Among the records that follow, count the lines with the string "this"; report only that count.
#### Material ####
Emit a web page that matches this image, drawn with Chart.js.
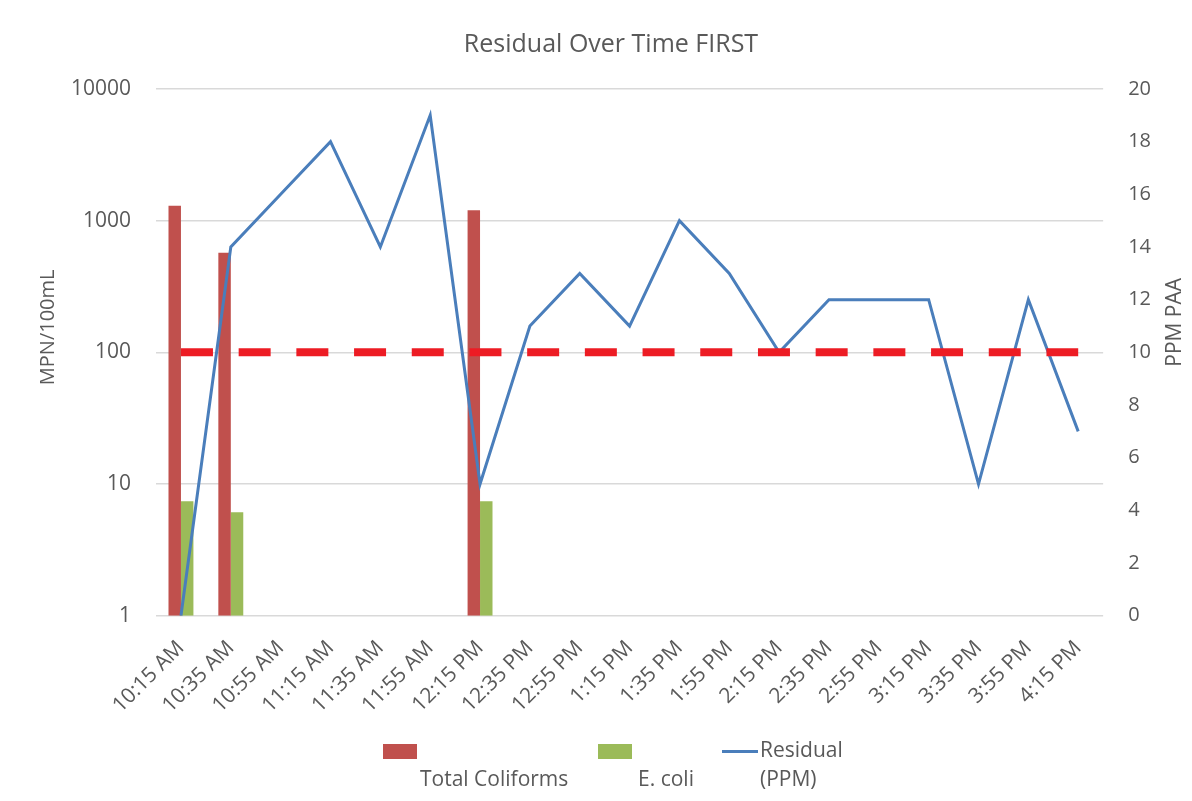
<!DOCTYPE html>
<html>
<head>
<meta charset="utf-8">
<script src="https://cdn.jsdelivr.net/npm/chart.js@4/dist/chart.umd.min.js"></script>
<style>
  html, body { margin: 0; padding: 0; background: #fff; }
  #wrap { position: relative; width: 1192px; height: 801px; }
  #legend { position: absolute; left: 0; top: 740px; width: 1192px; height: 60px;
            font-family: "Open Sans", sans-serif; font-size: 21px; color: #595959; }
  .item { position: absolute; top: 0; }
  .box { position: absolute; top: 4px; width: 34px; height: 15px; }
  .lbl { position: absolute; white-space: nowrap; }
</style>
</head>
<body>
<div id="wrap">
  <canvas id="chart" width="1192" height="801"></canvas>
  <div id="legend"></div>
</div>
<script>
const times = ['10:15 AM','10:35 AM','10:55 AM','11:15 AM','11:35 AM','11:55 AM','12:15 PM','12:35 PM','12:55 PM','1:15 PM','1:35 PM','1:55 PM','2:15 PM','2:35 PM','2:55 PM','3:15 PM','3:35 PM','3:55 PM','4:15 PM'];
const totalColiforms = [1300, 570, null, null, null, null, 1200, null, null, null, null, null, null, null, null, null, null, null, null];
const eColi = [7.4, 6.1, null, null, null, null, 7.4, null, null, null, null, null, null, null, null, null, null, null, null];
const residual = [0, 14, 16, 18, 14, 19, 5, 11, 13, 11, 15, 13, 10, 12, 12, 12, 5, 12, 7];
const limit = times.map(() => 100);

const grey = '#595959';
const font = 'Open Sans';

// axis titles, both read bottom-to-top like the original
const axisTitles = {
  id: 'axisTitles',
  afterDraw(chart) {
    const c = chart.ctx, a = chart.chartArea;
    const mid = (a.top + a.bottom) / 2;
    const put = (text, x, y, size) => {
      c.save();
      c.fillStyle = grey;
      c.font = size + 'px "' + font + '"';
      c.textAlign = 'center';
      c.textBaseline = 'middle';
      c.translate(x, y);
      c.rotate(-Math.PI / 2);
      c.fillText(text, 0, 0);
      c.restore();
    };
    put('MPN/100mL', 48, mid - 25, 20);
    put('PPM PAA', 1175, mid - 30, 21);
  }
};

const chart = new Chart(document.getElementById('chart'), {
  data: {
    labels: times,
    datasets: [
      { type: 'line', label: 'Limit', data: limit, yAxisID: 'y', borderColor: '#ED1C24',
        borderWidth: 8, borderDash: [32, 25.7], pointRadius: 0, order: 1 },
      { type: 'line', label: 'Residual\n(PPM)', data: residual, yAxisID: 'y1', borderColor: '#4A7EBB',
        borderWidth: 3, pointRadius: 0, tension: 0, order: 2 },
      { type: 'bar', label: 'Total Coliforms', data: totalColiforms, yAxisID: 'y', backgroundColor: '#C0504D',
        categoryPercentage: 0.5, barPercentage: 1, order: 3 },
      { type: 'bar', label: 'E. coli', data: eColi, yAxisID: 'y', backgroundColor: '#9BBB59',
        categoryPercentage: 0.5, barPercentage: 1, order: 3 }
    ]
  },
  options: {
    responsive: false,
    animation: false,
    layout: { padding: { left: 46, right: 16, bottom: 71 } },
    plugins: {
      legend: { display: false },
      tooltip: { enabled: false },
      title: {
        display: true, text: 'Residual Over Time FIRST', color: grey,
        font: { family: font, size: 25, weight: 'normal' },
        padding: { top: 30, bottom: 29 }
      }
    },
    scales: {
      x: {
        grid: { display: false },
        border: { display: false },
        ticks: { color: grey, font: { family: font, size: 21 }, maxRotation: 45, minRotation: 45, autoSkip: false, padding: 12 }
      },
      y: {
        type: 'logarithmic', position: 'left', min: 1, max: 10000,
        afterBuildTicks: (axis) => {
          axis.ticks = axis.ticks.filter(t => Math.abs(Math.log10(t.value) - Math.round(Math.log10(t.value))) < 1e-9);
        },
        ticks: { color: grey, font: { family: font, size: 21 }, padding: 25, callback: (v) => String(v) },
        grid: { color: '#D9D9D9', lineWidth: 1.5, drawTicks: false },
        border: { display: false }
      },
      y1: {
        position: 'right', min: 0, max: 20,
        ticks: { stepSize: 2, color: grey, font: { family: font, size: 20 }, padding: 25 },
        grid: { display: false, drawTicks: false },
        border: { display: false }
      }
    }
  },
  plugins: [axisTitles]
});

// legend built from the datasets, laid out like the original (swatch over label)
const legend = document.getElementById('legend');
const slots = [
  { ds: 2, x: 383, textX: 420, textTop: 24 },
  { ds: 3, x: 598, textX: 638, textTop: 24 },
  { ds: 1, x: 722, textX: 760, textTop: -5 }
];
slots.forEach(s => {
  const d = chart.data.datasets[s.ds];
  const item = document.createElement('div');
  item.className = 'item';
  item.style.left = s.x + 'px';
  const sw = document.createElement('div');
  sw.className = 'box';
  if (d.type === 'line') {
    sw.style.top = '10px'; sw.style.height = '3px'; sw.style.width = '36px';
    sw.style.background = d.borderColor;
  } else {
    sw.style.background = d.backgroundColor;
  }
  item.appendChild(sw);
  const lbl = document.createElement('div');
  lbl.className = 'lbl';
  lbl.style.left = (s.textX - s.x) + 'px';
  lbl.style.top = s.textTop + 'px';
  lbl.innerHTML = d.label.split('\n').join('<br>');
  lbl.style.lineHeight = '29px';
  item.appendChild(lbl);
  legend.appendChild(item);
});
</script>
</body>
</html>
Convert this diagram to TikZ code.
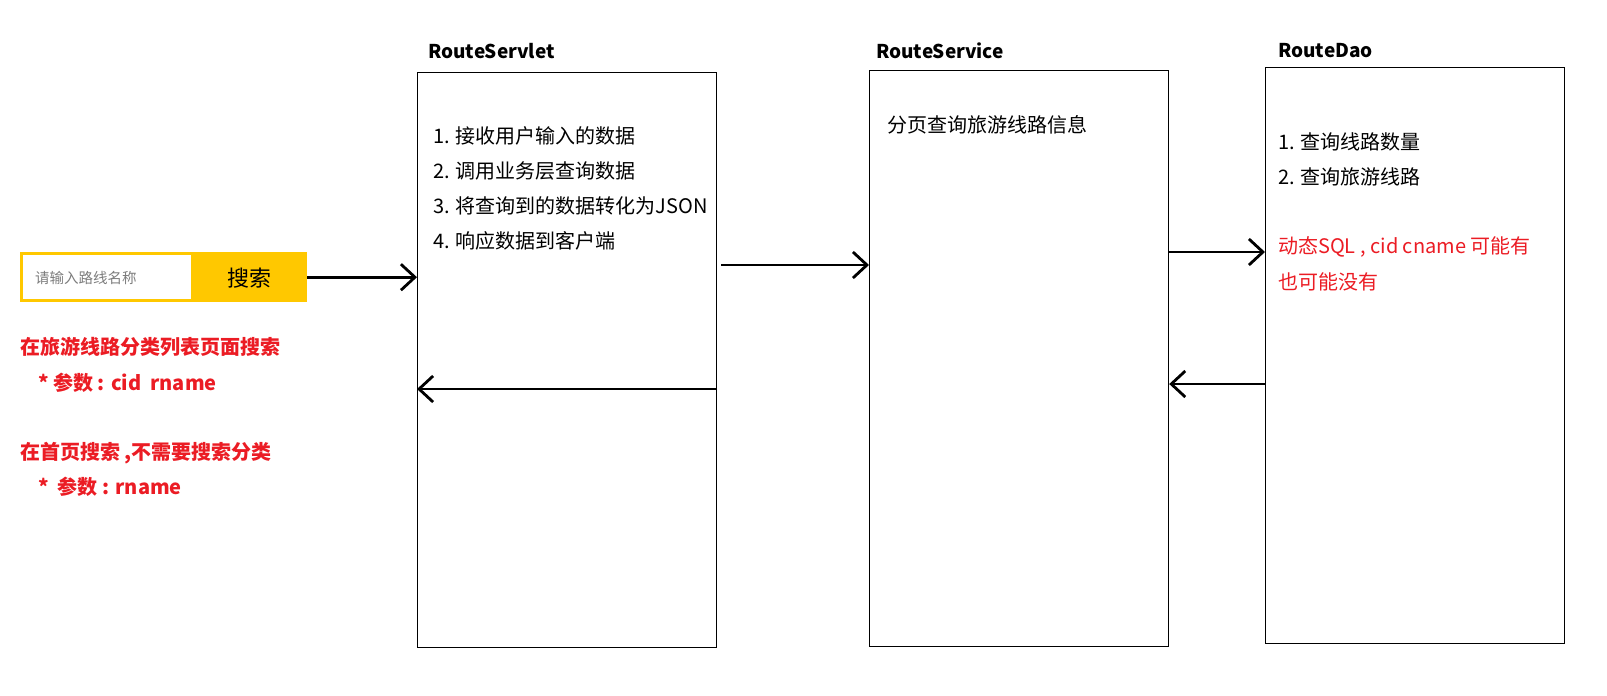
\documentclass[tikz,border=0pt]{standalone}
\usepackage{fontspec}
\setmainfont{Noto Sans CJK SC}
\usetikzlibrary{arrows.meta}
\definecolor{myred}{RGB}{235,28,36}
\definecolor{myyellow}{RGB}{255,200,0}
\definecolor{phgray}{RGB}{125,125,125}
\tikzset{
  box/.style={draw=black, line width=1.2pt, anchor=north west, inner sep=0pt, minimum width=299pt},
  ttl/.style={anchor=west, inner sep=0pt, font=\fontsize{19}{23}\selectfont\bfseries},
  body/.style={anchor=west, inner sep=0pt, font=\fontsize{20}{24}\selectfont},
  redb/.style={anchor=west, inner sep=0pt, text=myred, font=\fontsize{20}{24}\selectfont\bfseries},
  redn/.style={anchor=west, inner sep=0pt, text=myred, font=\fontsize{20}{24}\selectfont},
  flow/.style={line width=2.8pt, -{Straight Barb[length=14pt,width=26pt]}}
}
\begin{document}
\begin{tikzpicture}[x=1pt,y=-1pt]
\useasboundingbox (0,0) rectangle (1607,696);
% boxes
\node[box, minimum height=575pt] (servlet) at (417,72) {};
\node[box, minimum height=576pt] (service) at (869,70) {};
\node[box, minimum height=576pt] (dao) at (1265,67) {};
% titles
\node[ttl] (t1) at (428,51) {RouteServlet};
\node[ttl] (t2) at (876,51) {RouteService};
\node[ttl] (t3) at (1278,51) {RouteDao};
% servlet text
\node[body] (s1) at (433,136) {1. 接收用户输入的数据};
\node[body] (s2) at (433,171) {2. 调用业务层查询数据};
\node[body] (s3) at (433,206) {3. 将查询到的数据转化为JSON};
\node[body] (s4) at (433,241) {4. 响应数据到客户端};
% service text
\node[body] (v1) at (887,125) {分页查询旅游线路信息};
% dao text
\node[body] (d1) at (1278,142) {1. 查询线路数量};
\node[body] (d2) at (1278,177) {2. 查询旅游线路};
\node[redn] (d3) at (1278,247) {动态SQL , cid cname 可能有};
\node[redn] (d4) at (1278,282) {也可能没有};
% search widget
\node[fill=myyellow, anchor=north west, inner sep=0pt, minimum width=287pt, minimum height=50pt] (search) at (20,252) {};
\node[fill=white, anchor=north west, inner sep=0pt, minimum width=168pt, minimum height=44pt] (input) at (23,255) {};
\node[anchor=west, inner sep=0pt, text=phgray, font=\fontsize{14.5}{17}\selectfont] (ph) at (35,278) {请输入路线名称};
\node[inner sep=0pt, font=\fontsize{22}{26}\selectfont] (btn) at (249,278) {搜索};
% left notes
\node[redb] (n1) at (20,347) {在旅游线路分类列表页面搜索};
\node[redb] (n2) at (38,383) {* 参数 : cid~~rname};
\node[redb] (n3) at (20,453) {在首页搜索 ,不需要搜索分类};
\node[redb] (n4) at (38,487) {*~~参数 : rname};
% connectors
\draw[flow] (search.east) -- (search.east -| servlet.west);
\draw[flow, shorten <=4pt] (servlet.east |- 0,265) -- (service.west |- 0,265);
\draw[flow] (servlet.east |- 0,389) -- (servlet.west |- 0,389);
\draw[flow] (service.east |- 0,252) -- (dao.west |- 0,252);
\draw[flow] (dao.west |- 0,384) -- (service.east |- 0,384);
\end{tikzpicture}
\end{document}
####
Correct answer:
2